- INSTRUCTION -
Print, word for word, the opening line of the data below and every line after it through the line that contains "['10000', '1000', '100', '10', '1', '0,1', '0,01'];", but not the pictures.

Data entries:
◆ ◆ ◆ ◆

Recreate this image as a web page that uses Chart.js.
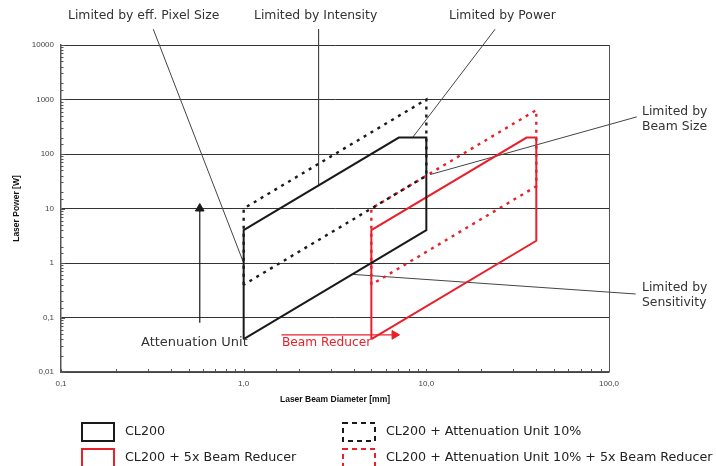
<!DOCTYPE html>
<html>
<head>
<meta charset="utf-8">
<script src="https://cdn.jsdelivr.net/npm/chart.js@4.4.1/dist/chart.umd.min.js"></script>
<style>
  html, body { margin: 0; padding: 0; background: #fff; }
  canvas { display: block; }
</style>
</head>
<body>
<canvas id="powerChart" width="716" height="466"></canvas>
<script>
// working ranges (beam diameter mm / laser power W)
const cl200X = [1, 1, 7.07, 10, 10, 1];
const cl200Y = [0.04, 4, 200, 200, 4, 0.04];
const attenuationX = [1, 1, 10, 10, 1];
const attenuationY = [0.4, 10, 1000, 40, 0.4];
const reducerX = [5, 5, 35.4, 40, 40, 5];
const reducerY = [0.04, 4, 200, 200, 2.56, 0.04];
const attReducerX = [5, 5, 40, 40, 5];
const attReducerY = [0.4, 10, 640, 25.6, 0.4];

// leader lines of the callouts
const pixelSizeX = [0.32, 1];
const pixelSizeY = [19500, 1];
const intensityX = [2.57, 2.57];
const intensityY = [19500, 26.4];
const powerX = [23.8, 8.4];
const powerY = [19500, 200];
const beamSizeX = [142, 10.5];
const beamSizeY = [480, 42];
const sensitivityX = [140, 3.9];
const sensitivityY = [0.27, 0.62];

// arrows
const attArrowX = [0.575, 0.575];
const attArrowY = [0.08, 10];
const reducerArrowX = [1.61, 6.7];
const reducerArrowY = [0.048, 0.048];

const xTickValues = [0.1, 1, 10, 100];
const xTickLabels = ['0,1', '1,0', '10,0', '100,0'];
const yTickValues = [10000, 1000, 100, 10, 1, 0.1, 0.01];
const yTickLabels = ['10000', '1000', '100', '10', '1', '0,1', '0,01'];

const BLACK = '#1a1a1a';
const RED = '#e8202a';
const GREY = '#444';
const TXT = "'DejaVu Sans', sans-serif";

const pts = (xs, ys) => xs.map((x, i) => ({ x, y: ys[i] }));
const isDecade = v => Math.abs(Math.log10(v) - Math.round(Math.log10(v))) < 1e-6;
const labelFor = (vals, labels, v) => {
  const i = vals.findIndex(t => Math.abs(t - v) / t < 1e-6);
  return i >= 0 ? labels[i] : '';
};

function shape(xs, ys, color, dash) {
  return { data: pts(xs, ys), showLine: true, borderColor: color, borderWidth: dash ? 2.4 : 2,
    borderDash: dash ? [3, 5] : [], pointRadius: 0, fill: false, tension: 0 };
}
function leader(xs, ys) {
  return { data: pts(xs, ys), showLine: true, borderColor: GREY, borderWidth: 1, pointRadius: 0, clip: false };
}
function arrow(xs, ys, color, rot) {
  return { data: pts(xs, ys), showLine: true, borderColor: color, backgroundColor: color, borderWidth: 1.2,
    pointStyle: 'triangle', pointRadius: [0, 5], pointRotation: rot, pointBorderWidth: 1, clip: false };
}

const callouts = [
  { text: 'Limited by eff. Pixel Size', x: 68, y: 16 },
  { text: 'Limited by Intensity', x: 254, y: 16 },
  { text: 'Limited by Power', x: 449, y: 16 },
  { text: 'Limited by', x: 642, y: 112 },
  { text: 'Beam Size', x: 642, y: 127 },
  { text: 'Limited by', x: 642, y: 288 },
  { text: 'Sensitivity', x: 642, y: 303 },
];

const legendItems = [
  { text: 'CL200', color: BLACK, dash: false, x: 82, y: 423 },
  { text: 'CL200 + 5x Beam Reducer', color: RED, dash: false, x: 82, y: 449 },
  { text: 'CL200 + Attenuation Unit 10%', color: BLACK, dash: true, x: 343, y: 423 },
  { text: 'CL200 + Attenuation Unit 10% + 5x Beam Reducer', color: RED, dash: true, x: 343, y: 449 },
];

const extras = {
  id: 'extras',
  afterDraw(chart) {
    const ctx = chart.ctx;
    const { x, y } = chart.scales;
    const area = chart.chartArea;
    ctx.save();
    // inward minor ticks
    ctx.strokeStyle = '#555';
    ctx.lineWidth = 1;
    x.ticks.forEach(t => {
      const px = Math.round(x.getPixelForValue(t.value)) + 0.5;
      ctx.beginPath(); ctx.moveTo(px, area.bottom); ctx.lineTo(px, area.bottom - 3); ctx.stroke();
    });
    y.ticks.forEach(t => {
      const py = Math.round(y.getPixelForValue(t.value)) + 0.5;
      ctx.beginPath(); ctx.moveTo(area.left, py); ctx.lineTo(area.left + (isDecade(t.value) ? 4 : 2.5), py); ctx.stroke();
    });

    // callout texts
    ctx.textBaseline = 'middle';
    ctx.textAlign = 'left';
    ctx.fillStyle = '#333';
    ctx.font = `12.4px ${TXT}`;
    callouts.forEach(c => ctx.fillText(c.text, c.x, c.y));
    ctx.font = `13px ${TXT}`;
    ctx.fillText('Attenuation Unit', 141, 343);
    ctx.fillStyle = RED;
    ctx.font = `12.2px ${TXT}`;
    ctx.fillText('Beam Reducer', 282, 343);

    // legend
    ctx.font = `12.7px ${TXT}`;
    legendItems.forEach(it => {
      ctx.strokeStyle = it.color;
      ctx.lineWidth = 2;
      ctx.setLineDash(it.dash ? [5, 4] : []);
      ctx.strokeRect(it.x, it.y, 32, 18);
      ctx.setLineDash([]);
      ctx.fillStyle = '#222';
      ctx.fillText(it.text, it.x + 43, it.y + 9);
    });
    ctx.restore();
  }
};

new Chart(document.getElementById('powerChart'), {
  type: 'scatter',
  data: {
    datasets: [
      shape(attenuationX, attenuationY, BLACK, true),
      shape(attReducerX, attReducerY, RED, true),
      shape(cl200X, cl200Y, BLACK, false),
      shape(reducerX, reducerY, RED, false),
      leader(pixelSizeX, pixelSizeY),
      leader(intensityX, intensityY),
      leader(powerX, powerY),
      leader(beamSizeX, beamSizeY),
      leader(sensitivityX, sensitivityY),
      arrow(attArrowX, attArrowY, BLACK, 0),
      arrow(reducerArrowX, reducerArrowY, RED, 90),
    ]
  },
  options: {
    responsive: false,
    animation: false,
    layout: { padding: { left: 0, top: 45, right: 107, bottom: 52 } },
    plugins: { legend: { display: false }, tooltip: { enabled: false } },
    scales: {
      x: {
        type: 'logarithmic', min: 0.1, max: 100, position: 'bottom',
        afterFit: s => { s.height = 42; },
        grid: { drawTicks: false, lineWidth: 1,
          color: c => (c.tick && Math.abs(c.tick.value - 100) < 1e-6) ? '#555' : 'transparent' },
        border: { display: true, color: '#555', width: 1.5 },
        ticks: { autoSkip: false, maxRotation: 0, padding: 7, color: '#444',
          font: { family: "'Liberation Sans', Arial, sans-serif", size: 8 },
          callback: v => labelFor(xTickValues, xTickLabels, v) },
        title: { display: true, text: 'Laser Beam Diameter [mm]', color: '#111',
          font: { family: "'Liberation Sans', Arial, sans-serif", size: 8.5, weight: 'bold' },
          padding: { top: 0, bottom: 9 } }
      },
      y: {
        type: 'logarithmic', min: 0.01, max: 10000, position: 'left',
        afterFit: s => { s.width = 61; },
        grid: { drawTicks: false, lineWidth: 1,
          color: c => (c.tick && isDecade(c.tick.value)) ? '#333' : 'transparent' },
        border: { display: true, color: '#555', width: 1.5 },
        ticks: { autoSkip: false, padding: 7, color: '#444',
          font: { family: "'Liberation Sans', Arial, sans-serif", size: 8 },
          callback: v => labelFor(yTickValues, yTickLabels, v) },
        title: { display: true, text: 'Laser Power [W]', color: '#111',
          font: { family: "'Liberation Sans', Arial, sans-serif", size: 8.5, weight: 'bold' },
          padding: { top: 12, bottom: 0 } }
      }
    }
  },
  plugins: [extras]
});
</script>
</body>
</html>
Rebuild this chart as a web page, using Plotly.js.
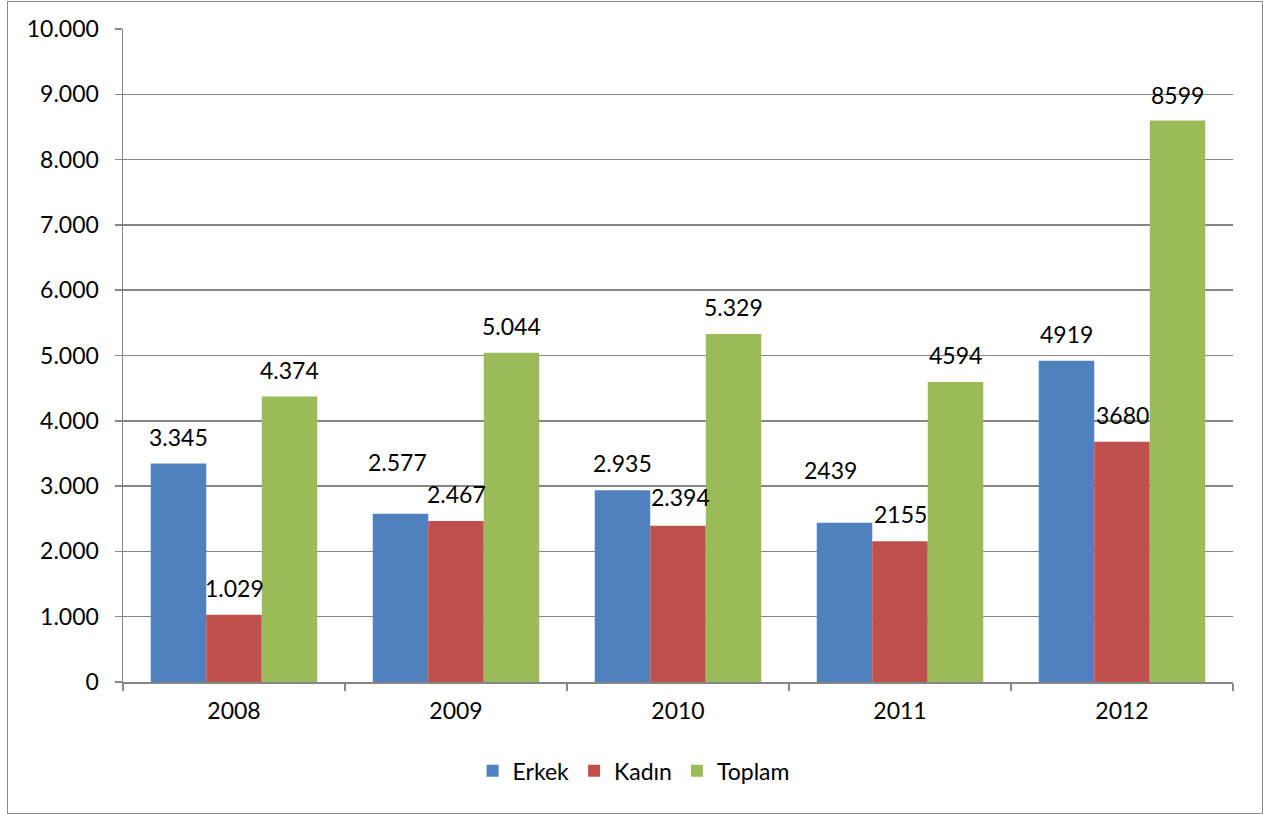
<!DOCTYPE html>
<html>
<head>
<meta charset="utf-8">
<script src="https://cdn.plot.ly/plotly-3.0.1.min.js"></script>
<style>
  html, body { margin: 0; padding: 0; background: #fff; }
  #chart { position: absolute; left: 0; top: 0; width: 1263px; height: 814px; }
  #frame { position: absolute; left: 7px; top: 1px; width: 1254px; height: 811px;
           border: 1px solid #8a8a8a; pointer-events: none; }
</style>
</head>
<body>
<div id="chart"></div>
<div id="frame"></div>
<script>
// ---- data ----
const years = ["2008", "2009", "2010", "2011", "2012"];
const erkek = [3345, 2577, 2935, 2439, 4919];
const kadin = [1029, 2467, 2394, 2155, 3680];
const toplam = [4374, 5044, 5329, 4594, 8599];
const erkekLabels = ["3.345", "2.577", "2.935", "2439", "4919"];
const kadinLabels = ["1.029", "2.467", "2.394", "2155", "3680"];
const toplamLabels = ["4.374", "5.044", "5.329", "4594", "8599"];
const seriesNames = ["Erkek", "Kadın", "Toplam"];

// ---- style ----
const colors = ["#4F81BD", "#C0504D", "#9BBB59"];
const FONT = "Lato, 'Noto Sans', sans-serif";
const barPx = 55.5;
const labelShift = 27;
// per-label nudges (series index, category index) -> [dx, dy]
const nudges = { "0,1": [-3, 25], "0,3": [-14, 26], "1,2": [2, 2], "2,0": [0, -1], "2,4": [0, -2] };

const values = [erkek, kadin, toplam];
const labels = [erkekLabels, kadinLabels, toplamLabels];

const traces = values.map((v, i) => ({
  type: "bar",
  name: seriesNames[i],
  x: years,
  y: v,
  marker: { color: colors[i], line: { width: 0 } },
  hoverinfo: "skip"
}));

const annotations = [];
values.forEach((v, i) => {
  v.forEach((val, j) => {
    const n = nudges[i + "," + j] || [0, 0];
    annotations.push({
      x: j, y: val, xref: "x", yref: "y",   // j = category index on the category axis
      text: labels[i][j], showarrow: false,
      xanchor: "center", yanchor: "middle",
      xshift: (i - 1) * barPx + n[0],
      yshift: labelShift + n[1],
      font: { family: FONT, size: 23, color: "#000" }
    });
  });
});

const layout = {
  width: 1263, height: 814,
  margin: { l: 123, r: 30, t: 29, b: 132, pad: 0 },
  paper_bgcolor: "#fff", plot_bgcolor: "#fff",
  separators: ",.",
  barmode: "group",
  bargap: 0.25,
  bargroupgap: 0,
  font: { family: FONT, size: 23, color: "#000" },
  xaxis: {
    type: "category",
    categoryorder: "array", categoryarray: years,
    range: [-0.5, years.length - 0.5],
    showline: true, linecolor: "#868686", linewidth: 1.5,
    ticks: "outside", tickson: "boundaries", ticklen: 7, tickcolor: "#868686", tickwidth: 1.5,
    showgrid: false, zeroline: false,
    tickangle: 0,
    tickfont: { family: FONT, size: 23, color: "#000" },
    ticklabelstandoff: 8
  },
  yaxis: {
    range: [0, 10000], dtick: 1000, tick0: 0,
    tickformat: ",d",
    showline: true, linecolor: "#868686", linewidth: 1.5,
    ticks: "outside", ticklen: 7, tickcolor: "#868686", tickwidth: 1.5,
    showgrid: true, gridcolor: "#868686", gridwidth: 1.5,
    zeroline: false,
    tickfont: { family: FONT, size: 23, color: "#000" },
    ticklabelstandoff: 11
  },
  legend: {
    orientation: "h",
    x: 0.46, xanchor: "center",
    y: -0.136, yanchor: "middle",
    font: { family: FONT, size: 23, color: "#000" },
    itemwidth: 30,
    traceorder: "normal"
  },
  annotations: annotations,
  showlegend: true
};

Plotly.newPlot("chart", traces, layout, { displayModeBar: false, staticPlot: true });
</script>
</body>
</html>
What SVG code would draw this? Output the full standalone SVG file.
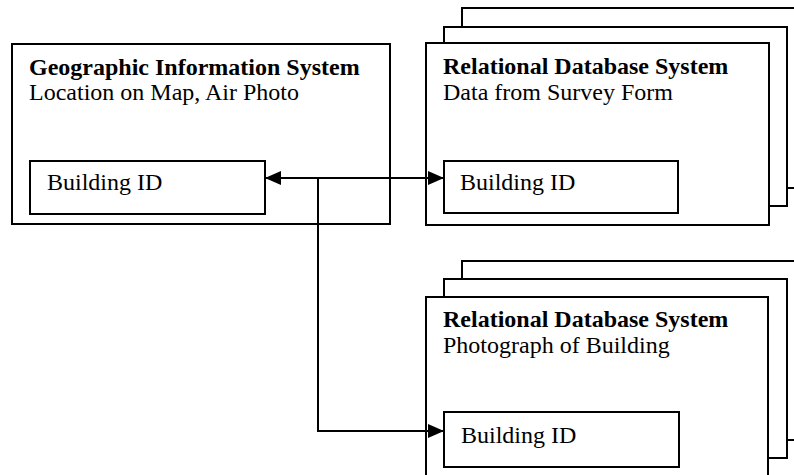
<svg xmlns="http://www.w3.org/2000/svg" width="794" height="475" viewBox="0 0 794 475">
<style>
rect{fill:#fff;stroke:#000;stroke-width:2}
text{font-family:"Liberation Serif","Times New Roman",serif;font-size:24px;fill:#000}
.b{font-weight:bold}
.c{fill:none;stroke:#000;stroke-width:2}
</style>
<defs>
<marker id="ah" markerWidth="16" markerHeight="14" refX="16" refY="7" orient="auto" markerUnits="userSpaceOnUse">
<path d="M0,0 L16,7 L0,14 Z" fill="#000"/>
</marker>
<marker id="ahs" markerWidth="16" markerHeight="14" refX="0" refY="7" orient="auto" markerUnits="userSpaceOnUse">
<path d="M16,0 L0,7 L16,14 Z" fill="#000"/>
</marker>
</defs>
<g id="gis">
<rect x="12" y="44" width="378" height="180"/>
<text class="b" x="29" y="75">Geographic Information System</text>
<text x="29" y="100">Location on Map, Air Photo</text>
<rect x="30" y="161" width="235" height="53"/>
<text x="47" y="190">Building ID</text>
</g>
<g id="rds-survey">
<rect x="462" y="8" width="400" height="180"/>
<rect x="444" y="27" width="343" height="179"/>
<rect x="426" y="43" width="343" height="182"/>
<text class="b" x="443" y="74">Relational Database System</text>
<text x="443" y="100">Data from Survey Form</text>
<rect x="444" y="161" width="234" height="52"/>
<text x="460" y="190">Building ID</text>
</g>
<g id="rds-photo">
<rect x="462" y="261" width="400" height="179"/>
<rect x="444" y="279" width="343" height="179"/>
<rect x="426" y="297" width="342" height="200"/>
<text class="b" x="443" y="327">Relational Database System</text>
<text x="443" y="353">Photograph of Building</text>
<rect x="444" y="412" width="235" height="55"/>
<text x="461" y="443">Building ID</text>
</g>
<g id="connectors">
<path class="c" d="M265,178 L444,178" marker-start="url(#ahs)" marker-end="url(#ah)"/>
<path class="c" d="M318,178 L318,431 L444,431" marker-end="url(#ah)"/>
</g>
</svg>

◆ ◆ ◆ ◆

- SOLUTION BELOW -
Recreate this image as a web page that uses Chart.js.
<!DOCTYPE html>
<html>
<head>
<meta charset="utf-8">
<script src="https://cdn.jsdelivr.net/npm/chart.js@4.4.1/dist/chart.umd.min.js"></script>
<style>
  html, body { margin: 0; padding: 0; background: #fff; }
  canvas { display: block; }
</style>
</head>
<body>
<canvas id="powerChart" width="716" height="466"></canvas>
<script>
// working ranges (beam diameter mm / laser power W)
const cl200X = [1, 1, 7.07, 10, 10, 1];
const cl200Y = [0.04, 4, 200, 200, 4, 0.04];
const attenuationX = [1, 1, 10, 10, 1];
const attenuationY = [0.4, 10, 1000, 40, 0.4];
const reducerX = [5, 5, 35.4, 40, 40, 5];
const reducerY = [0.04, 4, 200, 200, 2.56, 0.04];
const attReducerX = [5, 5, 40, 40, 5];
const attReducerY = [0.4, 10, 640, 25.6, 0.4];

// leader lines of the callouts
const pixelSizeX = [0.32, 1];
const pixelSizeY = [19500, 1];
const intensityX = [2.57, 2.57];
const intensityY = [19500, 26.4];
const powerX = [23.8, 8.4];
const powerY = [19500, 200];
const beamSizeX = [142, 10.5];
const beamSizeY = [480, 42];
const sensitivityX = [140, 3.9];
const sensitivityY = [0.27, 0.62];

// arrows
const attArrowX = [0.575, 0.575];
const attArrowY = [0.08, 10];
const reducerArrowX = [1.61, 6.7];
const reducerArrowY = [0.048, 0.048];

const xTickValues = [0.1, 1, 10, 100];
const xTickLabels = ['0,1', '1,0', '10,0', '100,0'];
const yTickValues = [10000, 1000, 100, 10, 1, 0.1, 0.01];
const yTickLabels = ['10000', '1000', '100', '10', '1', '0,1', '0,01'];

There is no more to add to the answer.